Fora essas questões políticas que o filme levanta, tem a própria estrutura de montagem, que o torna cansativo e exaustivo. Chega a ser óbvio chamar de excessivo Trilha Sonora para um Golpe de Estado por tudo que ele oferece ao espectador: uma profusão de imagens e informações que vão se juntando para explicar a natureza do golpe de estado na República Democrática do Congo e como foi se estruturando a prisão e o assassinato do principal líder da independência Patrice Lumumba. O próprio jazz vai se apequenando na história contada por Grimonprez, e isso acontece porque há uma forçada de barra para incluir o jazz na lambança política dos opressores colonialistas. Claro, que há participações de músicos como Nina Simone, de ter uma participação mais aberta de apoio a Lumumba e a independência do Congo.
O título do filme pode parecer brilhante e impressionável, mas realmente funciona em sua proposta? Não creio e isso mostra como documentário é tão manipulável como qualquer projeto de filme ficcional, podendo até ser mais perigoso em se tratando de fatos históricos. Grimonprez identifica no início algumas vozes que ouviremos em off durante o filme, só que quando as ouvimos ficamos confusos de quem está a falar, afinal o diretor nomeou várias delas lá em seu introito. Essas vozes mal nomeadas tornam-se escusas no decorrer do documentário, pois nunca sabemos exatamente qual delas está falando no momento.

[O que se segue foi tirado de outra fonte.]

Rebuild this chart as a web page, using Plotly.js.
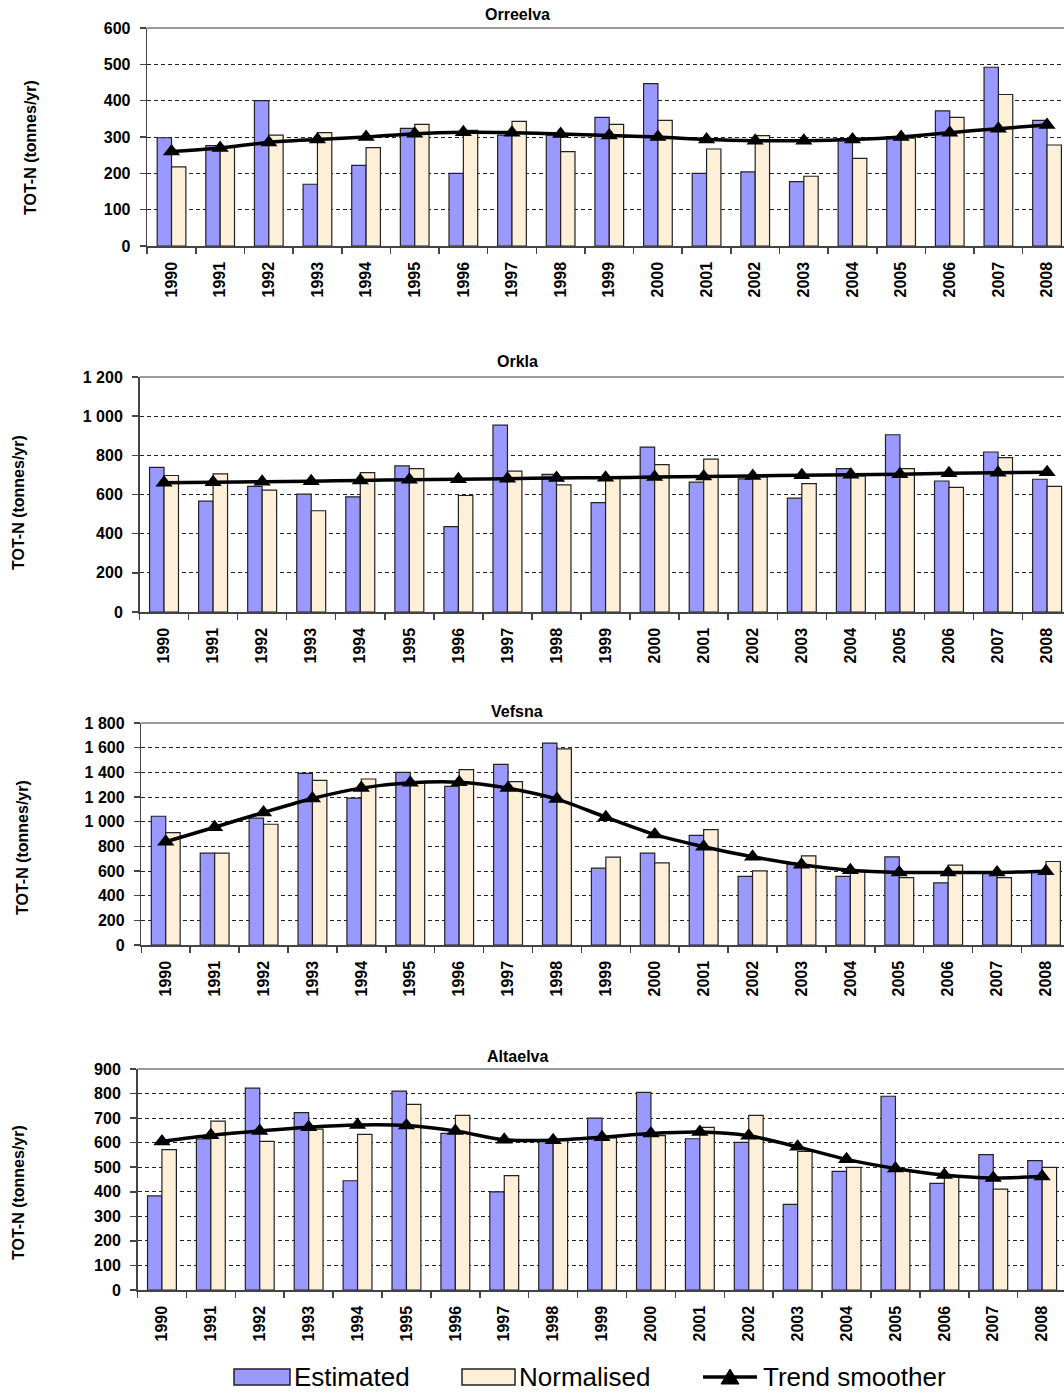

Trilha Sonora para um Golpe de Estado tem sim seus bons momentos, mesmo na confusão imagética que Grimonprez executa em sua montagem caótica, ao mostrar e debochar como a mídia dos Estados Unidos manipulava os discursos de Kruschev em plena Guerra Fria, para que o premier soviético parecesse algo abominável, e outro bom momento ocorre no terço final, em que o diretor foca nos planos para se acabar com a promissora República Democrática do Congo de Lumumba, mas no todo torna-se cansativo e por demais preocupado em manipular igualmente o discurso ao seu bel-prazer, como o de incluir o jazz, um ritmo tipicamente negro, como uma arma poderosa contra os negros do Congo.